Il fallut attendre le plus grand mouvement social depuis 1968, c’est-à-dire les grandes grèves de 1995 contre le « plan Juppé », pour que le clivage au sein des intellectuels apparaisse finalement au grand jour. Dans le « Décembre » des intellectuels français , petit livre publié en 1998 dans la collection « Liber/Raisons d’agir » , alors dirigée par Pierre Bourdieu, cinq jeunes sociologues [^7] ont retracé l’intense mobilisation au sein du champ intellectuel par pétitions interposées. Entre, d’une part, un « Appel à une réforme de fond de la Sécurité sociale » , en faveur de la position de la direction de la CFDT qui approuvait la « réforme » voulue par le premier gouvernement de Jacques Chirac, et, d’autre part, un « Appel de soutien aux grévistes » , emmené par Pierre Bourdieu lui-même, on assista alors à la « constitution d’un enjeu intellectuel » où, enfin, se cristallisaient « deux décennies de conflits théoriques et politiques ». D’un côté, ceux qu’il faut bien appeler les sociaux-libéraux disposaient d’une grande « puissance » avec leurs réseaux organisés autour de la Fondation Saint-Simon, les revues le Débat et Esprit, ou le Nouvel Observateur. Selon les auteurs du livre cité plus haut, « ces “progressistes” d’un style nouveau revendiquent la transgression des tabous que constituent, selon eux, certaines des conquêtes sociales de l’après-guerre ou les valeurs que les combats intellectuels passés étaient parvenus à imposer » . On retrouve là les noms d’Alain Touraine, Jacques Julliard, Olivier Mongin, François Dubet, Pierre Rosanvallon, Daniel Cohen… Mais également, à leurs côtés, nombre de spécialistes de la restauration des valeurs : Alain Finkielkraut, Pierre Bouretz, Irène Théry, Pascal Bruckner, Paul Ricœur… Face à eux, outre Pierre Bourdieu, Pierre Vidal-Naquet, Étienne Balibar ou Lucie et Raymond Aubrac, nombre de signatures bien connues des lecteurs de Politis : Jacques Kergoat, Daniel Bensaïd, Olivier Le Cour Grandmaison, Michel Pinçon… On connaît la suite : face à la mobilisation massive et à la paralysie totale des transports durant plusieurs semaines, le gouvernement Juppé retira son « plan ». Mais, dans le champ intellectuel, l’affrontement laissa des traces. Et ce clivage se retrouva avec assez peu de différences lors du référendum sur le traité constitutionnel européen en 2005.

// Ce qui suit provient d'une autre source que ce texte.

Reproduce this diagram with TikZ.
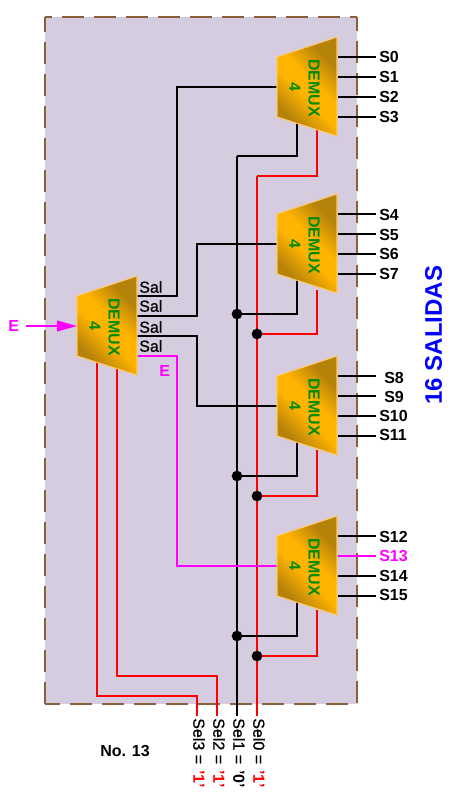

Aujourd’hui, si nombre d’intellectuels continuent de se faire les laudateurs des politiques néolibérales, certains semblent néanmoins, depuis la crise de 2008, avoir plus de mal à les défendre, en ayant l’air de redécouvrir la nécessité d’une régulation du capitalisme, voire… l’existence des classes sociales. Quelqu’un comme Jacques Julliard, par exemple, paraît actuellement sur cette voie. Il reste que la fin de « l’hiver » ne semble pas encore imminente. Notamment, si l’on regarde les déclarations des tenants du « retour à l’ordre » en matière de mœurs, par rapport aux exclus, aux « jeunes de banlieue », ou pire, actuellement, sur la « laïcité », ou l’islam… Un intellectuel tel que Pierre Bourdieu, disparu en 2002, manque donc cruellement à la gauche intellectuelle critique. Daniel Bensaïd également. Disparu en 2010, il écrivait à propos de l’auteur des Héritiers : « En retournant son propre capital symbolique contre le discours dominant de l’expertise et de la compétence, en détournant au service des dominés les stratégies de domination, Bourdieu légitimait une parole de résistance et répondait au vieil appel de Nizan de trahir la bourgeoisie pour l’homme. » Ce qui devrait demeurer le rôle – et l’honneur – de l’intellectuel. De gauche.

[^2]: La Trahison des clercs, Grasset [1927].

[^3]: La Production de l’idéologie dominante, Pierre Bourdieu et Luc Boltanski, [1975], Démopolis, 2008.

[^4]: D’une révolution conservatrice et de ses effets sur la gauche française, Léo Scheer, 2007.

[^5]: Cf. les Évangélistes du marché, Keith Dixon, Raisons d’agir, 2008.

[^6]: [1985], Les Prairies ordinaires, 2009.

[^7]: Julien Duval, Christophe Gaubert, Frédéric Lebaron, Dominique Marchetti, Fabienne Pavis.